● **WORK TO DO**
Pick out and copy every line below that has the word "matplotlib".

________

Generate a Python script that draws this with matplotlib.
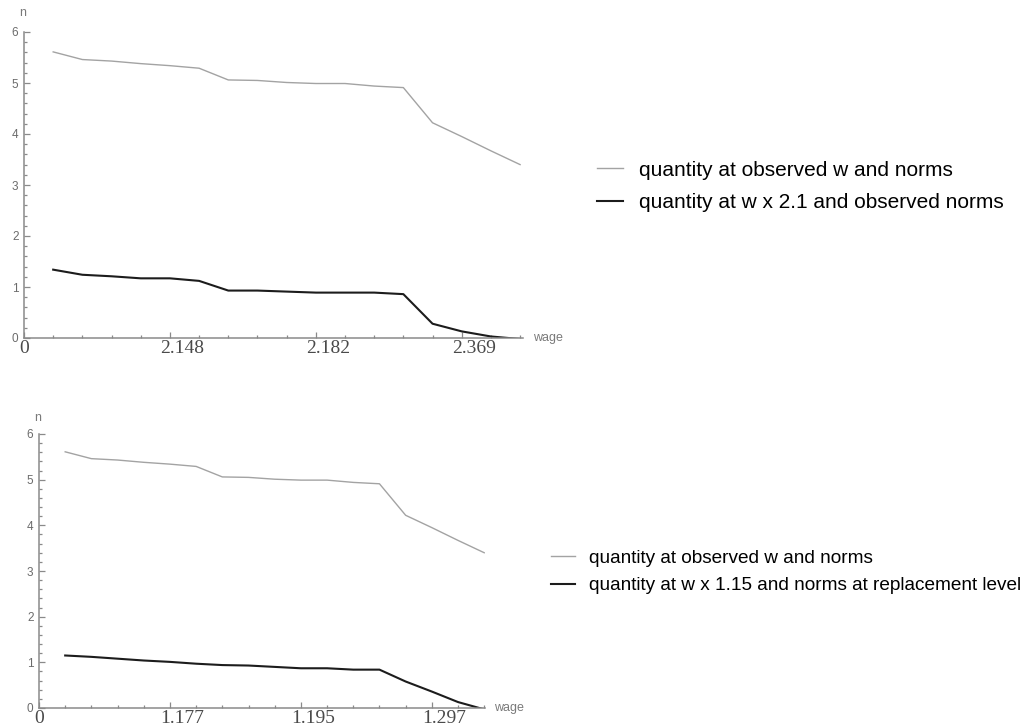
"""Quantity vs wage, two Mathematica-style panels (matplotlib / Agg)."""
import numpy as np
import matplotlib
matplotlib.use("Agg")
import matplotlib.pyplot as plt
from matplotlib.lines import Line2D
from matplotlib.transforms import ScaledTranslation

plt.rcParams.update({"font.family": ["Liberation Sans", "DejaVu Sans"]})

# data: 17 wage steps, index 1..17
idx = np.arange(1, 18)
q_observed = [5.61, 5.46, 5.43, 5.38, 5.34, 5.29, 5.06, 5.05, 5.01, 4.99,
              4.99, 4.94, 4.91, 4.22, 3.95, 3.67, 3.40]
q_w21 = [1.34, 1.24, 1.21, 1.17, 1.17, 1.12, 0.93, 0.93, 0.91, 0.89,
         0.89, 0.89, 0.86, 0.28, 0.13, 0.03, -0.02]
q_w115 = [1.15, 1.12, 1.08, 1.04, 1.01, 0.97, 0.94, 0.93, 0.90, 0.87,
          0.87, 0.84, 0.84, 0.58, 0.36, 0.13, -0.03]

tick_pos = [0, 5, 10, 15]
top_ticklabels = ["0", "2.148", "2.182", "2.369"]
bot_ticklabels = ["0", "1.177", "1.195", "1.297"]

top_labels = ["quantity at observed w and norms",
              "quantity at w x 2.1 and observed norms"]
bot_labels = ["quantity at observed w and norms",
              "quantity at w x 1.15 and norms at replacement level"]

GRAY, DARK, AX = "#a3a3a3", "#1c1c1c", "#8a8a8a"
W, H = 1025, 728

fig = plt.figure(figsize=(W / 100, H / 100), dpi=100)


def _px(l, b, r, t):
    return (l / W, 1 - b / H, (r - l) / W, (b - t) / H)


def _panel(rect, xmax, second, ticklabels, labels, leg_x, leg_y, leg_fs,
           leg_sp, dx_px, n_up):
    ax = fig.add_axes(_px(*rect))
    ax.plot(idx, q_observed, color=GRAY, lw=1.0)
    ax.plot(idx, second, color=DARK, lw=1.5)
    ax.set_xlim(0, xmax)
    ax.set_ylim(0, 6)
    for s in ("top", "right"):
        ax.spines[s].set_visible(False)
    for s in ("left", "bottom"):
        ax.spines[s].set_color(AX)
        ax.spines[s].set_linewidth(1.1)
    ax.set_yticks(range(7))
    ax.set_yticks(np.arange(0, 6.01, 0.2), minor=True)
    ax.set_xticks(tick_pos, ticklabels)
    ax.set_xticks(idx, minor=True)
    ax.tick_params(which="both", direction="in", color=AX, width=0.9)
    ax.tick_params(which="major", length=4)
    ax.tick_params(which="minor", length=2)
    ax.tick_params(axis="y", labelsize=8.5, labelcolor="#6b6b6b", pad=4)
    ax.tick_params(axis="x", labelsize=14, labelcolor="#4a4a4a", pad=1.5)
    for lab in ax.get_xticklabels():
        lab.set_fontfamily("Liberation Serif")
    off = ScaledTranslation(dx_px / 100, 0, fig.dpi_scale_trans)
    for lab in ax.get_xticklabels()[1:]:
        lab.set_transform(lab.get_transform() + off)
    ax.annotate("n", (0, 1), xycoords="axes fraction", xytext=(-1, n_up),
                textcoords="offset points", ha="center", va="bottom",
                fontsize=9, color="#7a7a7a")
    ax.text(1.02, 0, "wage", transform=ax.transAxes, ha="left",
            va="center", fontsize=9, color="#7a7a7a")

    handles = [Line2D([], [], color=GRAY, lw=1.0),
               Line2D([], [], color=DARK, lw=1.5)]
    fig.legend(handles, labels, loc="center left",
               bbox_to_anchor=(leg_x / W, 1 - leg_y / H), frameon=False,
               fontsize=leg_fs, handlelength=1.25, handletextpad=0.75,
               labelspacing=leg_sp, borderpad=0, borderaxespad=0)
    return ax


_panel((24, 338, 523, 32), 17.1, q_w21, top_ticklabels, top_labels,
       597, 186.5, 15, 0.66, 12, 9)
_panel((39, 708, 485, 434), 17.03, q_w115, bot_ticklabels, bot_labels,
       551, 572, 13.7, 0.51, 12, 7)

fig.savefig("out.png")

________

● **RESULT OF THIS TASK**
Generate a Python script that draws this with matplotlib.
"""Quantity vs wage, two Mathematica-style panels (matplotlib / Agg)."""
import matplotlib
matplotlib.use("Agg")
import matplotlib.pyplot as plt
from matplotlib.lines import Line2D
from matplotlib.transforms import ScaledTranslation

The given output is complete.